- EXERCISE BRIEF:
Quote every line as written. Omit pictures.

___ PROVIDED MATERIAL

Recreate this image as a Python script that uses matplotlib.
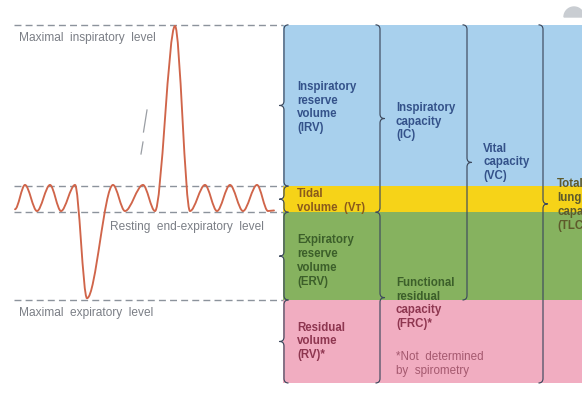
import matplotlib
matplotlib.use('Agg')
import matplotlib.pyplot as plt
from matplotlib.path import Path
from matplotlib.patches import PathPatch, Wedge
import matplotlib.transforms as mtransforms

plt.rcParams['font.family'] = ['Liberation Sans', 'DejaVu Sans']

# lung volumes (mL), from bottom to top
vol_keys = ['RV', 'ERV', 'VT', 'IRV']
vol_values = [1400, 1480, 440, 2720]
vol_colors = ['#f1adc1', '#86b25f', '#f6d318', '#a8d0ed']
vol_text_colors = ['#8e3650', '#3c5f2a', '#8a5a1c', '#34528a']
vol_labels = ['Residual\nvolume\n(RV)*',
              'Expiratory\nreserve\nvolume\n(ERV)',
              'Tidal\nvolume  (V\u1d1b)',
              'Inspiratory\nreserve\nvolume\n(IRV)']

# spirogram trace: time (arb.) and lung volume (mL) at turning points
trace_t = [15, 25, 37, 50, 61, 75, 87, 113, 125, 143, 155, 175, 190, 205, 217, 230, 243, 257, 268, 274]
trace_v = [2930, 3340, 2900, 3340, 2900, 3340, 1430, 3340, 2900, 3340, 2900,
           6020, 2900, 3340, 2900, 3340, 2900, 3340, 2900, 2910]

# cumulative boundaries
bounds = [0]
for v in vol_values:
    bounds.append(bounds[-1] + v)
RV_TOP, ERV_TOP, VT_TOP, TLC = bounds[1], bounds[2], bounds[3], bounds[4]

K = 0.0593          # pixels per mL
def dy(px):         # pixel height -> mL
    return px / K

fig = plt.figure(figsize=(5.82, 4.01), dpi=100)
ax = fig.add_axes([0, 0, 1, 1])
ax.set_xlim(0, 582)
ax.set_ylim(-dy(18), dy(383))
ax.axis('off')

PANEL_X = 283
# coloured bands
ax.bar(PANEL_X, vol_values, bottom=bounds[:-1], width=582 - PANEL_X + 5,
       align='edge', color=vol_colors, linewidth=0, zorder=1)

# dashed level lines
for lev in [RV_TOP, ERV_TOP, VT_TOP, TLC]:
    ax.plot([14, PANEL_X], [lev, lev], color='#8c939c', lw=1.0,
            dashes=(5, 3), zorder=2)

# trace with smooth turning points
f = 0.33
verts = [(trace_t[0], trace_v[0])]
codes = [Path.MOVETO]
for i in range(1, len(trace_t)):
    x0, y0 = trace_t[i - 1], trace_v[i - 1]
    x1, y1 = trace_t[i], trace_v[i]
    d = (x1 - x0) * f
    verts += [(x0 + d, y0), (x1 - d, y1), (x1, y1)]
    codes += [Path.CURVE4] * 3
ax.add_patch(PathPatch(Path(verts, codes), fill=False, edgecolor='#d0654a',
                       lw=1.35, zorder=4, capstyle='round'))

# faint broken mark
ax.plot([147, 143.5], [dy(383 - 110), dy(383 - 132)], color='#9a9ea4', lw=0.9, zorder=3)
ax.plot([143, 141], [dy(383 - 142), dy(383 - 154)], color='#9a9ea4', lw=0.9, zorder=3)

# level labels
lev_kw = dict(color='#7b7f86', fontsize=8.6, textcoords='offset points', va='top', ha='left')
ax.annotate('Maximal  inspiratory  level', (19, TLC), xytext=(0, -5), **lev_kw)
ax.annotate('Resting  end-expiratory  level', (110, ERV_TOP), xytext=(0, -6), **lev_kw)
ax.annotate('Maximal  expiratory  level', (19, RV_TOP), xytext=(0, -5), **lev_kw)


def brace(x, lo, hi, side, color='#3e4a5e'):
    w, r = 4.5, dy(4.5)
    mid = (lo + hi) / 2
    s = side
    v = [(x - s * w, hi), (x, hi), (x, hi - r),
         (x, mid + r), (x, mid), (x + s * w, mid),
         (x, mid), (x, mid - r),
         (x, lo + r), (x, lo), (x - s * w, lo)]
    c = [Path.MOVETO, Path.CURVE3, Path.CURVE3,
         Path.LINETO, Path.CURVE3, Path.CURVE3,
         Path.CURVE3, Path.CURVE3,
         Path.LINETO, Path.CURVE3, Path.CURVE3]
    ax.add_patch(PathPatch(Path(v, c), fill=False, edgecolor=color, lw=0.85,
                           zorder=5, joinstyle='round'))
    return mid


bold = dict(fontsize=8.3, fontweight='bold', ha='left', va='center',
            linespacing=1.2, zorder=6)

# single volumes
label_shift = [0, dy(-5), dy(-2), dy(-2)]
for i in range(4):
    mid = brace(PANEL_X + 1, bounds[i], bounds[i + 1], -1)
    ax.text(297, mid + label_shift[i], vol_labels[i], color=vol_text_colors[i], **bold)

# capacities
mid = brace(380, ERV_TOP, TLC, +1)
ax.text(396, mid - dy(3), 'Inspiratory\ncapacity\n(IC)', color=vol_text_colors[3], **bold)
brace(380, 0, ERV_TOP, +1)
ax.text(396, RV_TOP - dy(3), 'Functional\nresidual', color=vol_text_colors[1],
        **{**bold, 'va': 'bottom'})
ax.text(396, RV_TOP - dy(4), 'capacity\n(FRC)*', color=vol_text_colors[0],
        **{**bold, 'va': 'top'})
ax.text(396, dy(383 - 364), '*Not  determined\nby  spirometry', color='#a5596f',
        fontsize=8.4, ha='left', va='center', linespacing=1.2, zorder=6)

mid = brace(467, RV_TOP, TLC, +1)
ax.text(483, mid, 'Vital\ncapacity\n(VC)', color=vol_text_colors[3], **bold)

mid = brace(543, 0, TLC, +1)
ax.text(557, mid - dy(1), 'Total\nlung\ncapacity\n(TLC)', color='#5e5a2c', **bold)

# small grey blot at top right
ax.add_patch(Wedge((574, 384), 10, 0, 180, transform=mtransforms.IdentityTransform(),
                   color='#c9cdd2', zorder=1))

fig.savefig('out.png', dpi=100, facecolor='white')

______

- THE ANSWER:
Recreate this image as a Python script that uses matplotlib.
import matplotlib
matplotlib.use('Agg')
import matplotlib.pyplot as plt
from matplotlib.path import Path
from matplotlib.patches import PathPatch, Wedge
import matplotlib.transforms as mtransforms

plt.rcParams['font.family'] = ['Liberation Sans', 'DejaVu Sans']

# lung volumes (mL), from bottom to top
vol_keys = ['RV', 'ERV', 'VT', 'IRV']
vol_values = [1400, 1480, 440, 2720]
vol_colors = ['#f1adc1', '#86b25f', '#f6d318', '#a8d0ed']
vol_text_colors = ['#8e3650', '#3c5f2a', '#8a5a1c', '#34528a']
vol_labels = ['Residual\nvolume\n(RV)*',
              'Expiratory\nreserve\nvolume\n(ERV)',
              'Tidal\nvolume  (V\u1d1b)',
              'Inspiratory\nreserve\nvolume\n(IRV)']

# spirogram trace: time (arb.) and lung volume (mL) at turning points
trace_t = [15, 25, 37, 50, 61, 75, 87, 113, 125, 143, 155, 175, 190, 205, 217, 230, 243, 257, 268, 274]
trace_v = [2930, 3340, 2900, 3340, 2900, 3340, 1430, 3340, 2900, 3340, 2900,
           6020, 2900, 3340, 2900, 3340, 2900, 3340, 2900, 2910]

# cumulative boundaries
bounds = [0]
for v in vol_values:
    bounds.append(bounds[-1] + v)
RV_TOP, ERV_TOP, VT_TOP, TLC = bounds[1], bounds[2], bounds[3], bounds[4]

K = 0.0593          # pixels per mL
def dy(px):         # pixel height -> mL
    return px / K

fig = plt.figure(figsize=(5.82, 4.01), dpi=100)
ax = fig.add_axes([0, 0, 1, 1])
ax.set_xlim(0, 582)
ax.set_ylim(-dy(18), dy(383))
ax.axis('off')

PANEL_X = 283
# coloured bands
ax.bar(PANEL_X, vol_values, bottom=bounds[:-1], width=582 - PANEL_X + 5,
       align='edge', color=vol_colors, linewidth=0, zorder=1)

# dashed level lines
for lev in [RV_TOP, ERV_TOP, VT_TOP, TLC]:
    ax.plot([14, PANEL_X], [lev, lev], color='#8c939c', lw=1.0,
            dashes=(5, 3), zorder=2)

# trace with smooth turning points
f = 0.33
verts = [(trace_t[0], trace_v[0])]
codes = [Path.MOVETO]
for i in range(1, len(trace_t)):
    x0, y0 = trace_t[i - 1], trace_v[i - 1]
    x1, y1 = trace_t[i], trace_v[i]
    d = (x1 - x0) * f
    verts += [(x0 + d, y0), (x1 - d, y1), (x1, y1)]
    codes += [Path.CURVE4] * 3
ax.add_patch(PathPatch(Path(verts, codes), fill=False, edgecolor='#d0654a',
                       lw=1.35, zorder=4, capstyle='round'))

# faint broken mark
ax.plot([147, 143.5], [dy(383 - 110), dy(383 - 132)], color='#9a9ea4', lw=0.9, zorder=3)
ax.plot([143, 141], [dy(383 - 142), dy(383 - 154)], color='#9a9ea4', lw=0.9, zorder=3)

# level labels
lev_kw = dict(color='#7b7f86', fontsize=8.6, textcoords='offset points', va='top', ha='left')
ax.annotate('Maximal  inspiratory  level', (19, TLC), xytext=(0, -5), **lev_kw)
ax.annotate('Resting  end-expiratory  level', (110, ERV_TOP), xytext=(0, -6), **lev_kw)
ax.annotate('Maximal  expiratory  level', (19, RV_TOP), xytext=(0, -5), **lev_kw)


def brace(x, lo, hi, side, color='#3e4a5e'):
    w, r = 4.5, dy(4.5)
    mid = (lo + hi) / 2
    s = side
    v = [(x - s * w, hi), (x, hi), (x, hi - r),
         (x, mid + r), (x, mid), (x + s * w, mid),
         (x, mid), (x, mid - r),
         (x, lo + r), (x, lo), (x - s * w, lo)]
    c = [Path.MOVETO, Path.CURVE3, Path.CURVE3,
         Path.LINETO, Path.CURVE3, Path.CURVE3,
         Path.CURVE3, Path.CURVE3,
         Path.LINETO, Path.CURVE3, Path.CURVE3]
    ax.add_patch(PathPatch(Path(v, c), fill=False, edgecolor=color, lw=0.85,
                           zorder=5, joinstyle='round'))
    return mid


bold = dict(fontsize=8.3, fontweight='bold', ha='left', va='center',
            linespacing=1.2, zorder=6)

# single volumes
label_shift = [0, dy(-5), dy(-2), dy(-2)]
for i in range(4):
    mid = brace(PANEL_X + 1, bounds[i], bounds[i + 1], -1)
    ax.text(297, mid + label_shift[i], vol_labels[i], color=vol_text_colors[i], **bold)

# capacities
mid = brace(380, ERV_TOP, TLC, +1)
ax.text(396, mid - dy(3), 'Inspiratory\ncapacity\n(IC)', color=vol_text_colors[3], **bold)
brace(380, 0, ERV_TOP, +1)
ax.text(396, RV_TOP - dy(3), 'Functional\nresidual', color=vol_text_colors[1],
        **{**bold, 'va': 'bottom'})
ax.text(396, RV_TOP - dy(4), 'capacity\n(FRC)*', color=vol_text_colors[0],
        **{**bold, 'va': 'top'})
ax.text(396, dy(383 - 364), '*Not  determined\nby  spirometry', color='#a5596f',
        fontsize=8.4, ha='left', va='center', linespacing=1.2, zorder=6)

mid = brace(467, RV_TOP, TLC, +1)
ax.text(483, mid, 'Vital\ncapacity\n(VC)', color=vol_text_colors[3], **bold)

mid = brace(543, 0, TLC, +1)
ax.text(557, mid - dy(1), 'Total\nlung\ncapacity\n(TLC)', color='#5e5a2c', **bold)

# small grey blot at top right
ax.add_patch(Wedge((574, 384), 10, 0, 180, transform=mtransforms.IdentityTransform(),
                   color='#c9cdd2', zorder=1))

fig.savefig('out.png', dpi=100, facecolor='white')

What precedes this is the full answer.